While analyzing data, it is often necessary to create new variables, collapse or recode categories, compute scales, etc. R’s data management functions have significant advantages over proprietary statistical software packages. One of the appeals of using R is that with just a few lines of syntax, data can be manipulated. For example the read.table() function is quite flexible. Different types of text data, such as comma or tab delimited can be imported into R by changing a single option (Auerbach & Zeitlin, 2015). R syntax is more logical and follows programming principles more strictly. Furthermore, there is a very lively community to rely on for direction.
Through demonstration, this workshop will show how to implement the most commonly used data management tasks in R, including built-in functions and add on packages.
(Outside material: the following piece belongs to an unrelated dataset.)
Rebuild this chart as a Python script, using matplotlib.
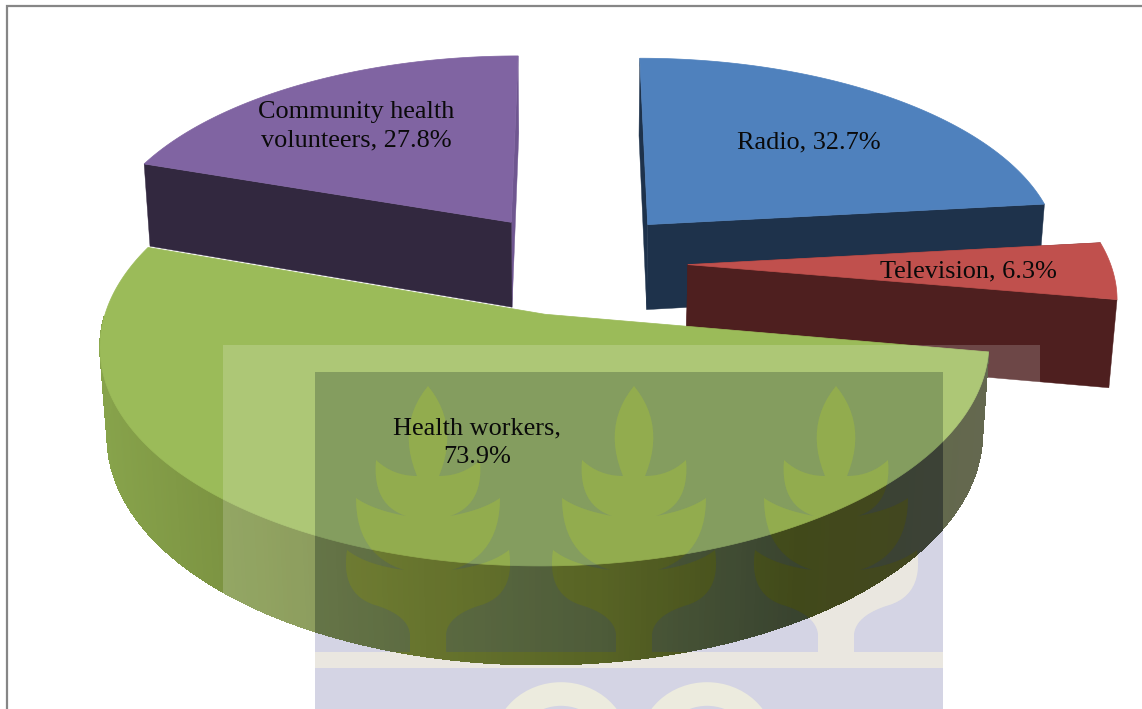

The paper will begin with a discussion of how to input data directly into an R data frame and then how to use Excel or another spreadsheet to quickly and effectively record data (Auerbach & Zeitlin, 2014). Since Excel is the most commonly used spreadsheet program, entering data into Excel will be demonstrated. Packages for importing data from Excel, STATA, SAS and SPSS such as foreign, Hmisc and xlsx, will be discussed.
We will demonstrate a number of data management functions that include concatenating data sets, merging data sets, adding variables to an existing R data set, sorting a data set, sub-setting a data set, aggregating a data set, computing new variables, deleting variables, recoding variables, and renaming variables.
Through demonstration, participants will be presented with the benefits and ease of using R for data management. \ Although not necessary, attendees are encouraged to bring along their laptops to work through the examples as they are shown. Participants will be provided with a Dropbox link so they can access all the resources mentioned during this presentation.